- Born: 23 September 1953
- Education: LMU Munich (M.D.), Max Planck Institute of Psychiatry (Ph.D.)
- Scientific career
- Fields: Neuroscience
- Workplaces: Technical University of Munich

= Arthur Konnerth =

German academic

Arthur Konnerth (born 23 September 1953) is a German neurophysiologist and neuroscientist, the Hertie Senior Professor of Neuroscience at the Technical University of Munich.

==Academic career==
Konnerth received a degree in medicine from LMU Munich and a Ph.D. from the Max Planck Institute of Psychiatry.
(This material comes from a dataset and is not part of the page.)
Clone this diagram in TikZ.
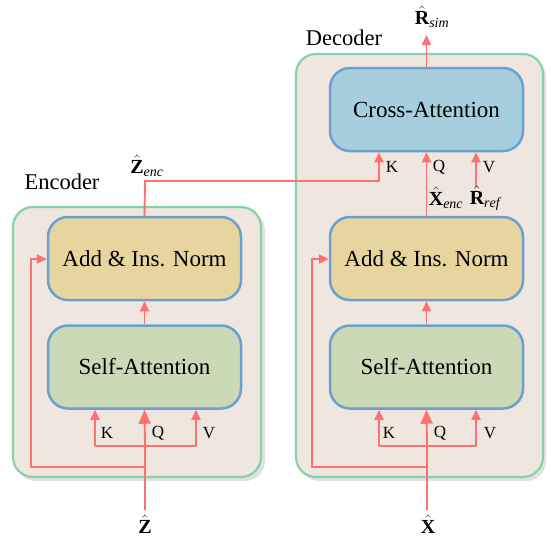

He completed his habilitation at TUM in 1987. He has been a professor at the University of Saarland, TUM, and LMU. He has been a full professor at TUM and the director of its Institute of Neuroscience since 2005, and has held the Hertie professorship since 2017.

Konnerth was elected to the German Academy of Sciences Leopoldina in 2002, the Academia Europaea in 2004, and the Bavarian Academy of Sciences in 2011. He received the Gottfried Wilhelm Leibniz Prize in 2001. In 2015, he was the co-recipient of The Brain Prize along with Winfried Denk, Karel Svoboda, and David W. Tank, cited for their contributions to two-photon microscopy to visualize brain tissues and neurons.

Konnerth's research continues to focus on development of imaging technology, as well as understanding behavior-related synaptic signaling in well-defined neural circuits.